Formative assessment is important in every classroom. End of unit assessment should never be a surprise to students or their teacher. And with the availability of so many great educational technology tools, measuring student learning is easy to do. Check out five of my favorite ways to measure student learning in my classroom.
Before my building implemented a 1:1 program, we allowed our students to bring their own devices for classroom use. It was around this time that I first stumbled upon Kahoot, and it has become a staple in my classroom. My students love competing against each other in Kahoot games, which we use a few times each week for formative assessment. Kahoot provides a variety of options for activities that engage students in the assessment process, making it fun. It offers both classic and team modes, which allow students to play a game as an individual or with a group. Students earn points by answering questions quickly and accurately, and enjoy watching the leaderboard throughout the game. Put Kahoot on your list of tools to try. I use it as a bell ringer, for test review, and more.
Much like Kahoot, Quizizz allows teachers to gather evidence of student learning in a fun, gamified environment. When teachers create activities through the program, they can search for and use games and questions created by other users. This can be fantastic for students who are accustomed to answering questions only as their teacher creates them. Teachers have the ability to share an activity with students on Google Classroom to be completed in class or as homework. Questions and answers are displayed on students’ individual devices, which saves them from having to crane their necks to see the board around their peers. As students answer questions, they’re greeted with fantastic memes based on the accuracy of their response. So much fun. Teachers can view individual student progress and whole-class data, which is great for assessing student learning.

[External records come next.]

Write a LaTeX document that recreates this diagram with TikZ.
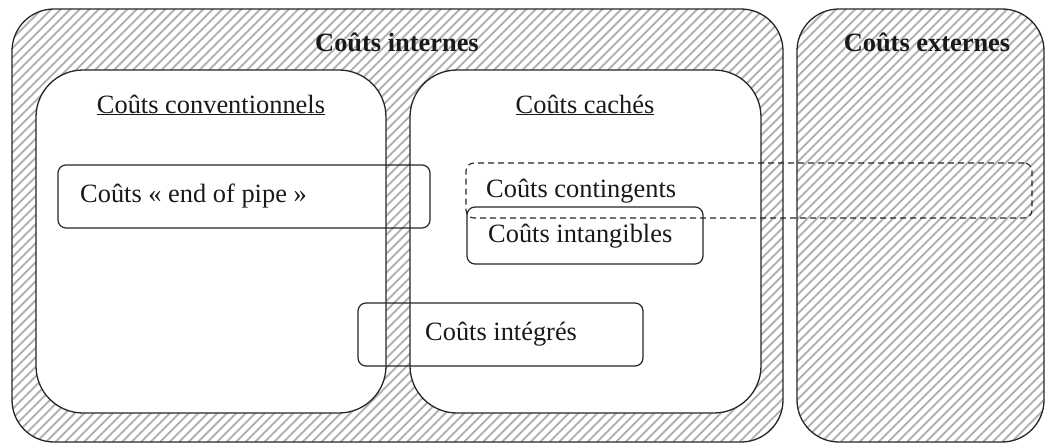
\documentclass[tikz,border=0pt]{standalone}
\usepackage{fontspec}
\setmainfont{Liberation Serif}
\begin{document}
\begin{tikzpicture}[x=1pt,y=-1pt,
  bigbox/.style={draw=black!85, line width=1.3pt, rounded corners=42pt, inner sep=0pt, outer sep=0pt,
    path picture={\foreach \k in {-460,-450.5,...,800}
      \draw[gray!60, line width=2pt] ([xshift=\k pt]path picture bounding box.south west) -- ++(480pt,480pt);}},
  innerbox/.style={draw=black!85, fill=white, line width=1.3pt, rounded corners=47pt, inner sep=0pt, outer sep=0pt},
  smallbox/.style={draw=black!85, line width=1.2pt, rounded corners=8pt, inner sep=0pt, outer sep=0pt},
  dashbox/.style={smallbox, dashed, dash pattern=on 6pt off 4pt, line width=1.1pt},
  lbl/.style={font=\fontsize{26.4pt}{30pt}\selectfont, inner sep=0pt, text=black!90},
  title/.style={lbl, font=\fontsize{26.4pt}{30pt}\selectfont\bfseries}
]
\useasboundingbox (0,0) rectangle (1049,444);
% main boxes
\node[bigbox, minimum width=771pt, minimum height=433pt] (internes) at (397.5,225.5) {};
\node[bigbox, minimum width=247pt, minimum height=433pt] (externes) at (920.5,225.5) {};
\node[innerbox, minimum width=350pt, minimum height=343pt] (conv) at (211,241.5) {};
\node[innerbox, minimum width=351pt, minimum height=343pt] (caches) at (585.5,241.5) {};
% small boxes
\node[smallbox, minimum width=372pt, minimum height=63pt] (eop) at (244,196.5) {};
\node[dashbox, minimum width=566pt, minimum height=55pt] (cont) at (749,190.5) {};
\node[smallbox, minimum width=236pt, minimum height=57pt] (intang) at (585,235.5) {};
\node[smallbox, minimum width=285pt, minimum height=63pt] (integ) at (500.5,334.5) {};
% titles
\node[title, anchor=base] (t-int) at (397,52) {Coûts internes};
\node[title, anchor=base] (t-ext) at (927,52) {Coûts externes};
\node[lbl, anchor=base] (t-conv) at (211,113) {\underline{Coûts conventionnels}};
\node[lbl, anchor=base] (t-cach) at (585,113) {\underline{Coûts cachés}};
% labels
\node[lbl, anchor=base west] (t-eop) at (80,202) {Coûts « end of pipe »};
\node[lbl, anchor=base west] (t-cont) at (486,197) {Coûts contingents};
\node[lbl, anchor=base west] (t-intang) at (488,242) {Coûts intangibles};
\node[lbl, anchor=base west] (t-integ) at (425,340) {Coûts intégrés};
\end{tikzpicture}
\end{document}
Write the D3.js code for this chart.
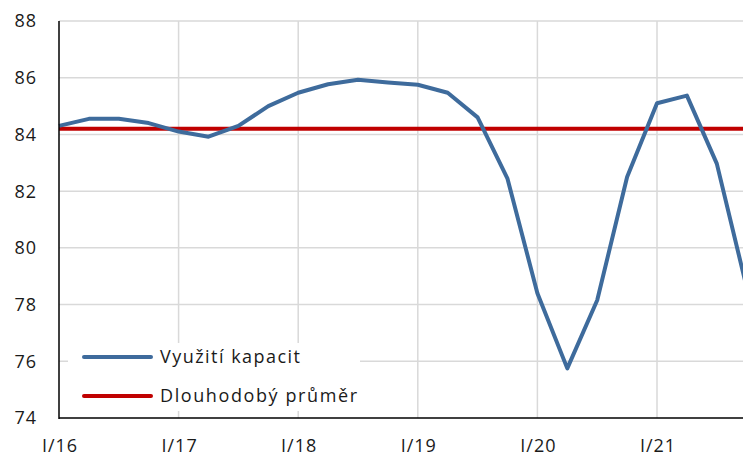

Many students know Quizlet as a flash card creation tool, but it’s so much more than that. Recently, Quizlet unveiled Quizlet Live, which allows teachers to create collaborative learning games that emphasize concept mastery. Teachers can create a game from any Quizlet flash card deck. After at least six players join the game, they’re sorted into random teams. (Purchasing the premium version allows teachers to create their own teams.) Students must work together to correctly answer the questions. All team members see the same question on their screens, but they’re given different lists of answer options. As teams answer correctly, they move across the board. The team that answers 11 questions in a row correctly wins, and the competition aspect spurs kids to learn so they can support their team.
If you’re looking for a collaborative space for your students to communicate about anything, look no further than Padlet, a free tool for teachers and students to share information, resources, images, and more (there’s also a premium version). I use Padlet in my flipped classroom as a backchannel to encourage all students to reflect on their learning. I create a Padlet wall for each of my classes called WSWR, which stands for “what should we review,” and I encourage each of my students to contribute a reflection from the instructional videos they watch. Students post concepts that they feel need to be revisited, and their classmates can reply to their posts. I also use each class’s WSWR wall to create a review screencast based on what the students feel needs to be reviewed.
Over the past few months, Flipgrid has appeared as the new kid on the edtech scene. Through Flipgrid, teachers can create grids (similar to class sections in Classroom or a learning management system) and post topics for students to reflect upon. Using a quick, four-step process, students respond to prompts through a video. Teachers can view student responses and provide timely feedback, and can encourage students to reply to their classmates’ submissions. Teachers can share grids and topics via Google Classroom or a QR code, or keep the grid private.